Everyone knows when you go for a free lunch (and everyone comes here for free advice, free entertainment, too see your boobs, etc.) you’re going to have to listen to talk of the awesome time share in Florida. Only, in this case it really *does* sound like an awesome course.
It’s an age-old cliché that it’s easier to dish out advice than take it, especially your own. No biggie, Naomi. Because if you sucked at self-promotion, none of us would actually be here. You’re self-promoting in a different way is all; with honesty, great writing, and sexy socks. You’re pimping yourself by just being yourself. What the hell’s wrong with that? I don’t see you in a shelter anymore, so you’re doing something right. At some point, successful people reach a time when self-promotion the way they tell people to self-promote is a moot point. Other people promote for them, and all they have to do is keep adding great content.
I think I’m like you– well except I can’t make myself swear on my blog or go topless:) I am CONSTANTLY thinking about what is right, what if it pisses off my readers? I have had this thinking for the ten years I’ve been online. I’m heading over to Havi’s blog…wondering if I can convert myself…
Self-promotion is a big obstacle of mine. I love to talk, so you’d think it would be easier, but it makes me self-conscious. Even online.
The past couple of weeks, I have been working on this and trying to develop a stronger sense of confidence. My belief in my work is unfailing. In myself….a little less so. :-/
Naomi, I appreciate your candor. I appreciate that you are willing to talk honestly about your weaknesses, as well as your strengths. I think that’s a big part of what makes you a good blogger. You are human. Your humanity shines through.

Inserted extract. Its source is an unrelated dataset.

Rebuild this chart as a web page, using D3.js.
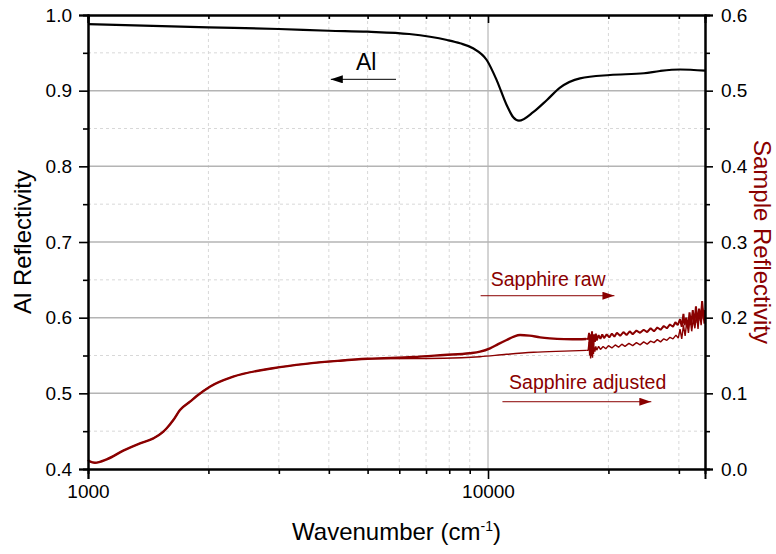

Off to work on my self-promo skills…..
Damn. That was awesome.
Wow, Naomi! Every time I read one of your posts, I feel like someone has just dumped a bucket of ice water on my head. But in a good way.
I hate self promotion. It’s way too scary. And even though I usually keep plugging along with my various promotional schemes, I have an ongoing fantasy that someday I will get to the place in my business, where I’m good enough or famous enough or SOMETHING so that I will never, ever have to do that again. And that secret wish can also paralyze me with disappointment when once again, it doesn’t happen.
Thanks for your searing, emotional honesty. And thanks for the kick in the butt about the fear. I’m going to drag myself out of fantasyland now and practice being not a moron….
I didn’t even totally understand this and I’m *still* laughing.
You had no trouble with your SEO School book. You gotta ask yourself what’s the difference?